**YOUR GOAL**
Find every line below that contains the word "React" and copy it out.

**SUPPLIED INFORMATION**
- - -

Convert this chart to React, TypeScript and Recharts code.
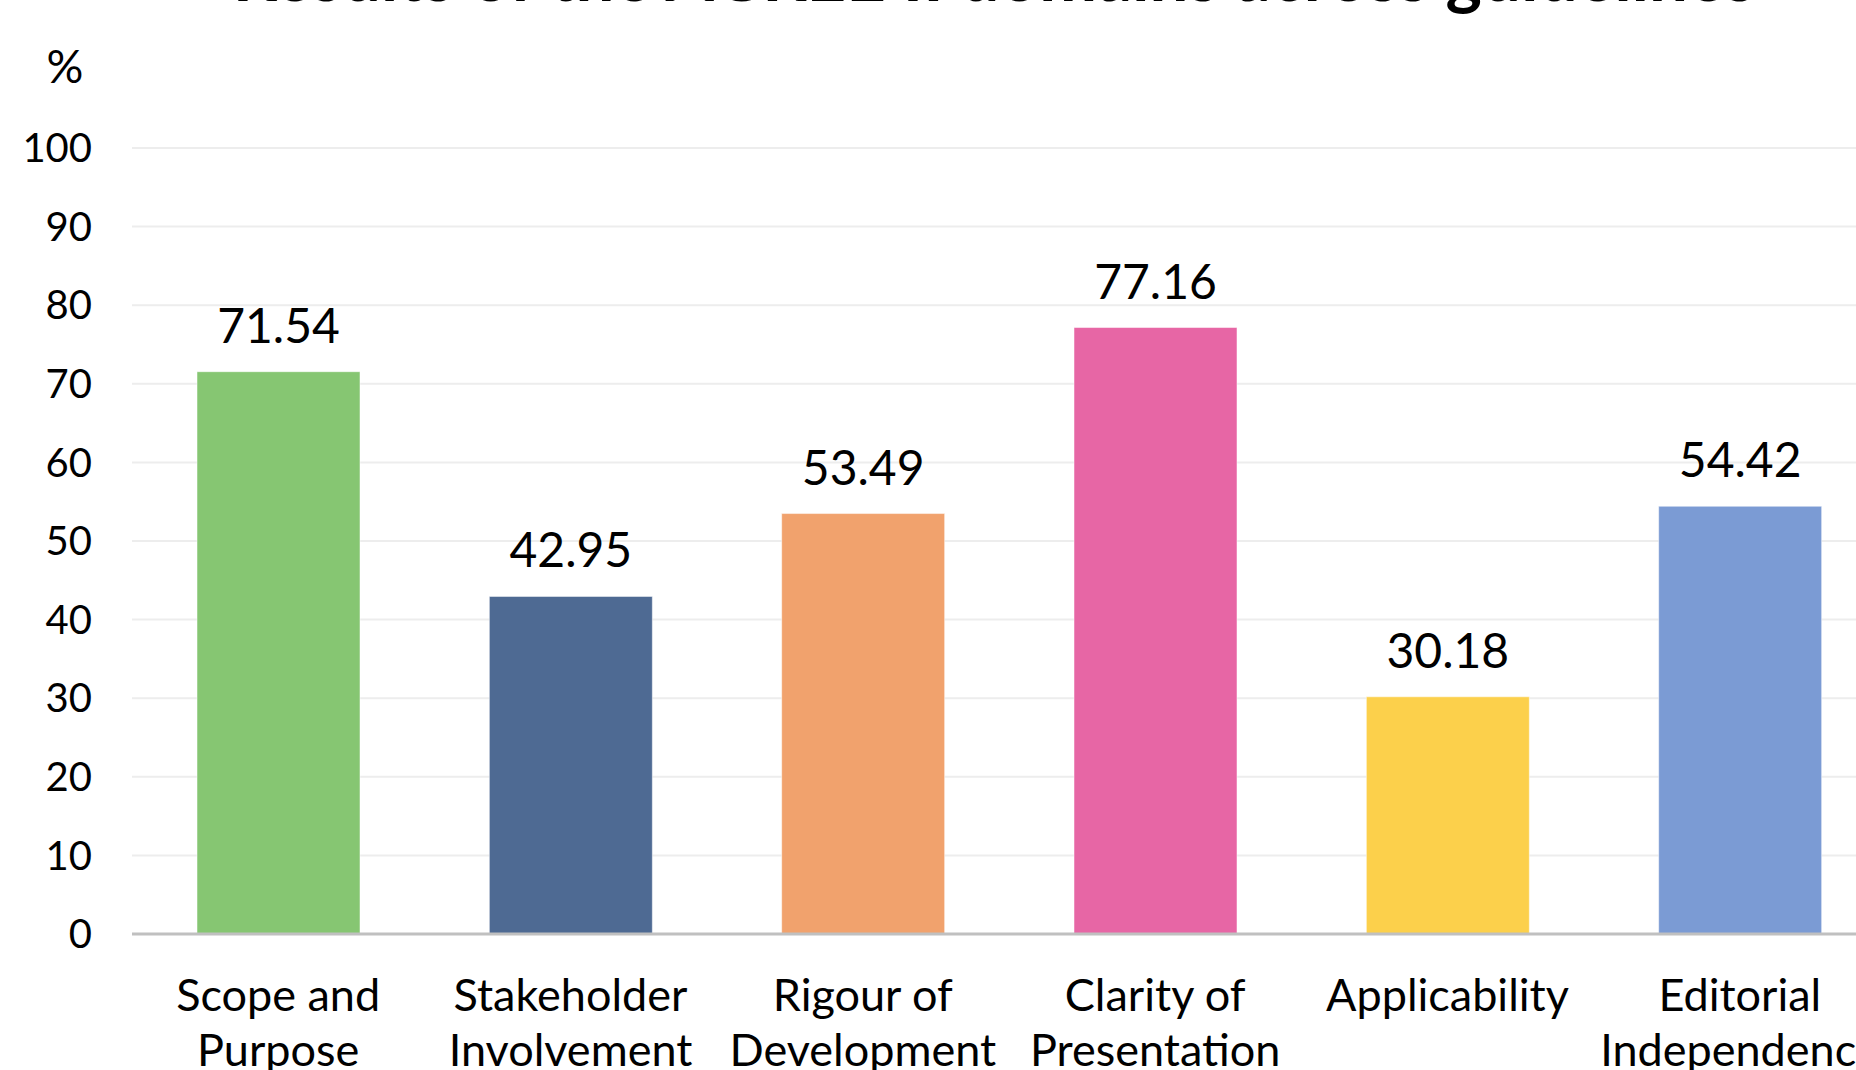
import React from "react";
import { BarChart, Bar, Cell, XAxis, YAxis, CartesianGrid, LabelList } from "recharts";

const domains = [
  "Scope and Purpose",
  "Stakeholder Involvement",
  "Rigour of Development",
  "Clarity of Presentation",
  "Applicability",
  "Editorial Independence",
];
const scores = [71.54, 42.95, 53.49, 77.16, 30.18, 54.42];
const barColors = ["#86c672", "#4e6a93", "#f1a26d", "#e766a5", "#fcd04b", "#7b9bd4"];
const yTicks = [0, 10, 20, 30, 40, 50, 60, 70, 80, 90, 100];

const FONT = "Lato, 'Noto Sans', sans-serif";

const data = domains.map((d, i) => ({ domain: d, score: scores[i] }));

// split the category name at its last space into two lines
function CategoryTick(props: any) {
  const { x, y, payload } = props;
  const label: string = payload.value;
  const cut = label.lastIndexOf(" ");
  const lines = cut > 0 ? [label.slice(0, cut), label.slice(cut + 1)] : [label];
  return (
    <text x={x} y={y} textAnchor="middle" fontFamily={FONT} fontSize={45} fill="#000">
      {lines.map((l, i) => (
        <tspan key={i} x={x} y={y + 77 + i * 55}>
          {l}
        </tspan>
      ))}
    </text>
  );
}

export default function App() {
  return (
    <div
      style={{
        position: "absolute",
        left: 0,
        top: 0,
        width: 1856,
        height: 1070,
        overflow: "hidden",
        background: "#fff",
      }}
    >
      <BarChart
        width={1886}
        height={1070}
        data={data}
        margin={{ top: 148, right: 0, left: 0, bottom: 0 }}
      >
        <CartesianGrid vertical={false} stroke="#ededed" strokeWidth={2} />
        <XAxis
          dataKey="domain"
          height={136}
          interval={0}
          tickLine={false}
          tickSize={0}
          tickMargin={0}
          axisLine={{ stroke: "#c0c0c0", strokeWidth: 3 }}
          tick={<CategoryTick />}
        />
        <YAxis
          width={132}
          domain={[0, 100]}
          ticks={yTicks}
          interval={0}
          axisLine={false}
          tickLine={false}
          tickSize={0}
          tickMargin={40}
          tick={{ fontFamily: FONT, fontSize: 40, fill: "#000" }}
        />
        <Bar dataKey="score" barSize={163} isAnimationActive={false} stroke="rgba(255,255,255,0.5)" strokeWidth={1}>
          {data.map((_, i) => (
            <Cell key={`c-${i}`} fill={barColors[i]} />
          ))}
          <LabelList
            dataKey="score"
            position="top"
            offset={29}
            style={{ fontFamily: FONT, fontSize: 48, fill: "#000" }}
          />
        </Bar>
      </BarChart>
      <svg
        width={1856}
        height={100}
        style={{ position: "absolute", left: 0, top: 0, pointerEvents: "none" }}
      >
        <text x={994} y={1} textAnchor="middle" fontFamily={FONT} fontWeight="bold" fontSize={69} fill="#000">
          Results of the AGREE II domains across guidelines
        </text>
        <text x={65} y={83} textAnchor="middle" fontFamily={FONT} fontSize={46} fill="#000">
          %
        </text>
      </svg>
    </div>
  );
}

- - -

**PROBLEM SOLUTION**
Convert this chart to React, TypeScript and Recharts code.
import React from "react";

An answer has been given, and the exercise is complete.